The herein described aspects depict different components contained within, or connected with, different other components. It is to be understood that such depicted architectures are merely exemplary, and that in fact many other architectures can be implemented which achieve the same functionality. In a conceptual sense, any arrangement of components to achieve the same functionality is effectively “associated” such that the desired functionality is achieved. Hence, any two components herein combined to achieve a particular functionality can be seen as “associated with” each other such that the desired functionality is achieved, irrespective of architectures or intermedial components. Likewise, any two components so associated can also be viewed as being “operably connected,” or “operably coupled,” to each other to achieve the desired functionality. Any two components capable of being so associated can also be viewed as being “operably coupleable” to each other to achieve the desired functionality. Specific examples of operably coupleable include but are not limited to physically mateable or interacting components or wirelessly interacting components.
While various aspects and embodiments have been disclosed herein, other aspects and embodiments will be apparent to those skilled in the art based on the teachings herein. The various aspects and embodiments disclosed herein are for purposes of illustration and are not intended to be limiting, with the true scope and spirit being indicated by the following claims.
Claims
1. An apparatus, comprising:
- a base including a receptacle for an insect feeding medium; and
- a membrane support structure configured to position a membrane above the receptacle in contact with insect feeding medium, wherein the membrane support structure is configured to allow an insect to alight on the apparatus and to feed on the medium through the membrane while the membrane is above the medium.
2. The apparatus of claim 1, further comprising a heater configured to heat insect feeding medium loaded in the receptacle.
3. The apparatus of claim 2, wherein the heater is integrated into the base.
4. The apparatus of claim 2, wherein the heater is positioned within the receptacle.
5. The apparatus of claim 2, wherein the heater is configured to maintain the insect feeding medium at a constant temperature.
6. The apparatus of claim 2, wherein the heater is configured to maintain different temperatures at different portions of the receptacle.
7. The apparatus of claim 2, wherein the heater and receptacle are configured to facilitate free convection in the insect feeding medium.
8. The apparatus of claim 1, further comprising a fluid transducer configured to move insect feeding medium.
9. The apparatus of claim 8, wherein the receptacle includes structures configured to direct flow of the feeding medium.
10. The apparatus of claim 1, wherein the membrane support structure is configured to position the membrane in an inclined position.
11. The apparatus of claim 10, wherein the membrane support structure is configured to position the membrane in a position in which the membrane contacts the insect feeding medium with different pressures at different points of the membrane.

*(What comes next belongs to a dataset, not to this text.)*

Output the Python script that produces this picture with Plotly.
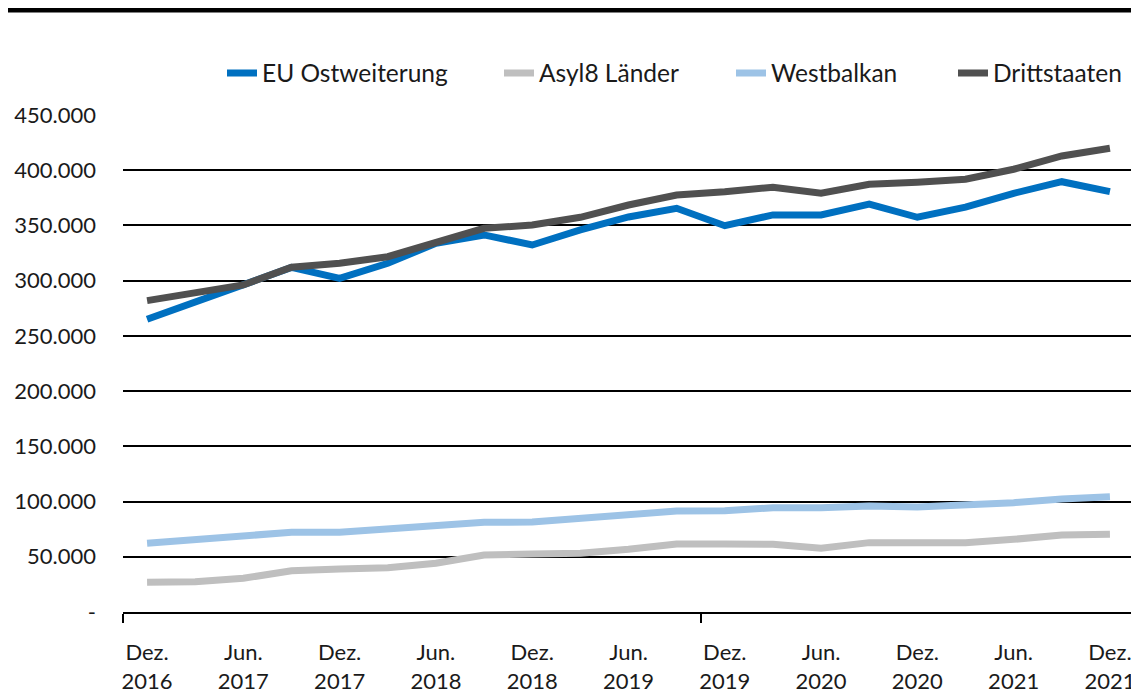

12. The apparatus of claim 1, wherein the membrane support structure is configured to stretch the membrane.
13. The apparatus of claim 1, wherein the membrane support structure is configured to uniformly stretch the membrane.
14. The apparatus of claim 1, wherein the membrane support structure is configured to hold the membrane in a uniformly stretched position.

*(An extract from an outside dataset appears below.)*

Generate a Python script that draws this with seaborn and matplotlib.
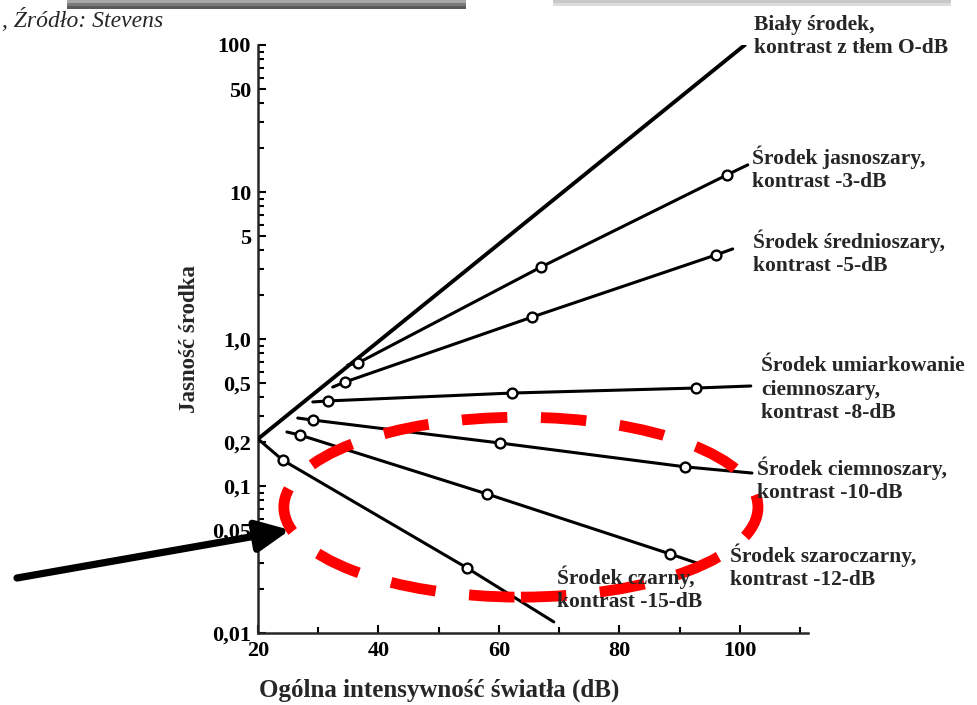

15. The apparatus of claim 1, wherein the membrane support structure includes a membrane.
16. The apparatus of claim 15, wherein the membrane is integral to the membrane support structure.
17. The apparatus of claim 1, wherein the insect is hemophagous.

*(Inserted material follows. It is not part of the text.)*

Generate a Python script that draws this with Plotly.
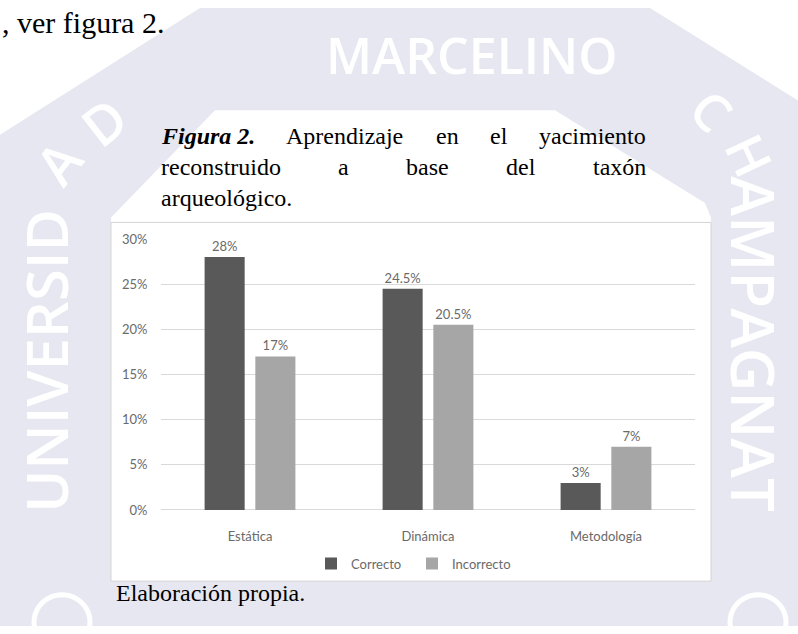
import plotly.graph_objects as go

# ---- data ----
categories = ["Estática", "Dinámica", "Metodología"]
series_names = ["Correcto", "Incorrecto"]
correcto = [28, 24.5, 3]
incorrecto = [17, 20.5, 7]
y_ticks = [0, 5, 10, 15, 20, 25, 30]
y_tick_labels = ["0%", "5%", "10%", "15%", "20%", "25%", "30%"]

W, H = 798, 634
LAV = "#e6e7f0"
GREY_TXT = "#6a6a6a"


def px(x):
    return x / W


def py(y):
    return 1 - y / H


def path(points):
    return "M " + " L ".join(f"{px(x):.5f},{py(y):.5f}" for x, y in points) + " Z"


def circle_path(cx, cy, r, n=48):
    import math
    pts = [(cx + r * math.cos(2 * math.pi * k / n), cy + r * math.sin(2 * math.pi * k / n)) for k in range(n)]
    return path(pts)


fig = go.Figure()
fig.add_trace(go.Bar(
    x=categories, y=correcto, name=series_names[0],
    marker=dict(color="#595959", line=dict(width=0)),
    texttemplate="%{y}%", textposition="outside",
    textfont=dict(family="Lato", size=13, color=GREY_TXT),
    cliponaxis=False,
))
fig.add_trace(go.Bar(
    x=categories, y=incorrecto, name=series_names[1],
    marker=dict(color="#a6a6a6", line=dict(width=0)),
    texttemplate="%{y}%", textposition="outside",
    textfont=dict(family="Lato", size=13, color=GREY_TXT),
    cliponaxis=False,
))

BOX_B = 588
shapes = [
    dict(type="path", xref="paper", yref="paper", layer="below",
         path=path([(200, 0), (650, 0), (798, 95), (798, 634), (0, 634), (0, 130)]),
         fillcolor=LAV, line=dict(width=0)),
    dict(type="path", xref="paper", yref="paper", layer="below",
         path=path([(111, 215), (215, 105), (555, 105), (705, 200), (711, 215), (711, BOX_B), (111, BOX_B)]),
         fillcolor="white", line=dict(width=0)),
    dict(type="rect", xref="paper", yref="paper", layer="below",
         x0=px(111), x1=px(711), y0=py(BOX_B), y1=py(220),
         fillcolor="white", line=dict(color="#d4d4d4", width=1)),
    dict(type="path", xref="paper", yref="paper", layer="below",
         path=circle_path(62, 630, 28), fillcolor="rgba(0,0,0,0)", line=dict(color="white", width=5)),
    dict(type="path", xref="paper", yref="paper", layer="below",
         path=circle_path(758, 630, 28), fillcolor="rgba(0,0,0,0)", line=dict(color="white", width=5)),
]

ann = []
wm = dict(family="Open Sans", color="white", weight=600)
ann.append(dict(text="MARCELINO", x=px(472), y=py(48), font=dict(size=50, **wm)))
ann.append(dict(text="UNIVERSID", x=px(46), y=py(362), textangle=-90, font=dict(size=58, **wm)))
ann.append(dict(text="A", x=px(58), y=py(158), textangle=-52, font=dict(size=54, **wm)))
ann.append(dict(text="D", x=px(104), y=py(116), textangle=-38, font=dict(size=54, **wm)))
ann.append(dict(text="AMPAGNAT", x=px(754), y=py(345), textangle=90, font=dict(size=60, **wm)))
ann.append(dict(text="H", x=px(750), y=py(150), textangle=65, font=dict(size=52, **wm)))
ann.append(dict(text="C", x=px(712), y=py(104), textangle=45, font=dict(size=52, **wm)))

FS = 24
serif = dict(family="Liberation Serif", size=FS, color="black")
# Times metrics (em) for justification of the caption
TM = {"a": .444, "b": .5, "c": .444, "d": .5, "e": .444, "g": .5, "i": .278, "j": .278, "l": .278,
      "m": .778, "n": .5, "o": .5, "p": .5, "q": .5, "r": .333, "s": .389, "t": .278, "u": .5,
      "x": .5, "y": .5, "z": .444, "ó": .5, "A": .722, ".": .25, "2": .5, " ": .25}
BI = {"F": .667, "i": .278, "g": .5, "u": .556, "r": .389, "a": .5, " ": .25, "2": .5, ".": .25}


def wwidth(word, table):
    return sum(table.get(ch, .5) for ch in word) * FS


def justify(x0, x1, widths):
    gap = (x1 - x0 - sum(widths)) / (len(widths) - 1)
    xs, x = [], x0
    for w in widths:
        xs.append(x)
        x += w + gap
    return xs


L, R = 160, 645
line1 = ["Figura 2.", "Aprendizaje", "en", "el", "yacimiento"]
w1 = [wwidth(line1[0], BI)] + [wwidth(w, TM) for w in line1[1:]]
x1s = justify(L, R, w1)
line1_txt = ["<b><i>Figura 2.</i></b>"] + line1[1:]
line2 = ["reconstruido", "a", "base", "del", "taxón"]
w2 = [wwidth(w, TM) for w in line2]
x2s = justify(L, R, w2)
for t, x in zip(line1_txt, x1s):
    ann.append(dict(text=t, x=px(x), y=py(131), xanchor="left", font=serif))
for t, x in zip(line2, x2s):
    ann.append(dict(text=t, x=px(x), y=py(163), xanchor="left", font=serif))
ann.append(dict(text="arqueológico.", x=px(L), y=py(195), xanchor="left", font=serif))
ann.append(dict(text="Elaboración propia.", x=px(115), y=py(600), xanchor="left", font=serif))
ann.append(dict(text=", ver figura 2.", x=px(1), y=py(15), xanchor="left",
                font=dict(family="Liberation Serif", size=30, color="black")))

for a in ann:
    a.setdefault("xref", "paper")
    a.setdefault("yref", "paper")
    a.setdefault("showarrow", False)
    a.setdefault("xanchor", "center")
    a.setdefault("yanchor", "middle")
    a.setdefault("borderpad", 0)

fig.update_layout(
    width=W, height=H,
    margin=dict(l=0, r=0, t=0, b=0),
    paper_bgcolor="white",
    plot_bgcolor="rgba(0,0,0,0)",
    barmode="group",
    bargap=0.43,
    bargroupgap=0.21,
    shapes=shapes,
    annotations=ann,
    showlegend=True,
    legend=dict(orientation="h", x=px(412), xanchor="center", y=py(570), yanchor="middle",
                font=dict(family="Lato", size=13, color=GREY_TXT),
                bgcolor="rgba(0,0,0,0)", itemwidth=30, traceorder="normal",
                entrywidth=56, entrywidthmode="pixels"),
    xaxis=dict(domain=[px(161), px(695)], showline=False, showgrid=False,
               ticks="outside", ticklen=14, tickcolor="rgba(0,0,0,0)",
               tickfont=dict(family="Lato", size=13, color=GREY_TXT)),
    yaxis=dict(domain=[py(515), py(237)], range=[0, 30],
               tickvals=y_ticks, ticktext=y_tick_labels,
               showgrid=True, gridcolor="#d9d9d9", gridwidth=1,
               zeroline=True, zerolinecolor="#d9d9d9", zerolinewidth=1,
               showline=False, ticks="outside", ticklen=10, tickcolor="rgba(0,0,0,0)",
               tickfont=dict(family="Lato", size=13, color=GREY_TXT)),
)

fig.write_html("out.html", config={"displayModeBar": False},
               post_script="document.body.style.margin='0px';")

18. The apparatus of claim 17, wherein the insect is selected from the group consisting of a mosquito, a tsetse fly, a louse, a bed bug, a flea, a sand fly, a midge, a snipe fly, a horse fly, a stablefly, and a sheep fly.
19. The apparatus of claim 1, further comprising at least one perching region for an insect.
20. A method of feeding an insect, comprising:
- placing an insect feeding medium into a receptacle;
- placing a membrane in contact with and above the feeding medium, the membrane being configured to be penetrated by the insect for feeding; and
- exposing the membrane above the feeding medium to the insect.
21. The method of claim 20, further comprising maintaining the insect feeding medium at a selected temperature.
22. The method of claim 20, further comprising maintaining a selected temperature profile within the feeding medium.
23. The method of claim 20, further comprising inducing convection in the insect feeding medium.
24. The method of claim 23, wherein the convection is free convection.
25. The method of claim 23, wherein the convection is forced convection.
26. The method of claim 25, wherein inducing convection includes operating a fluid transducer.
27. The method of claim 20, wherein the insect feeding medium includes blood.
28. The method of claim 20, wherein the insect feeding medium includes albumin.
29. The method of claim 20, wherein the insect feeding medium includes whey protein.
30. The method of claim 20, wherein the insect is hemophagous.
31. The method of claim 30, wherein the insect is a mosquito.
32. The method of claim 31, wherein the mosquito is of the genus Anopheles.
33. The method of claim 31, wherein the mosquito is of the genus Aedes.
34. The method of claim 31, wherein the mosquito is of the genus Culex.
35. The method of claim 30, wherein the insect is selected from the group consisting of a tsetse fly, a louse, a bed bug, a flea, a sand fly, a midge, a snipe fly, a horse fly, a stablefly, and a sheep fly.
36. The method of claim 30, wherein the insect feeding medium includes a blood component.
37. The method of claim 20, wherein the insect is selected from the group consisting of an aphid, a butterfly, a moth, or a beetle.
Type: Application
Filed: Dec 10, 2010
Publication Date: Jun 14, 2012
Inventors: E. Barçin Acar (Sammamish, WA), David R. Burton (Sammamish, WA), Ted B. Ellis (Shoreline, WA), Emma Rae Mullen (Seattle, WA), David R. Nash (Arlington, WA), Michael Vinton (Bothell, WA)
Application Number: 12/928,451
International Classification: A01K 29/00 (20060101);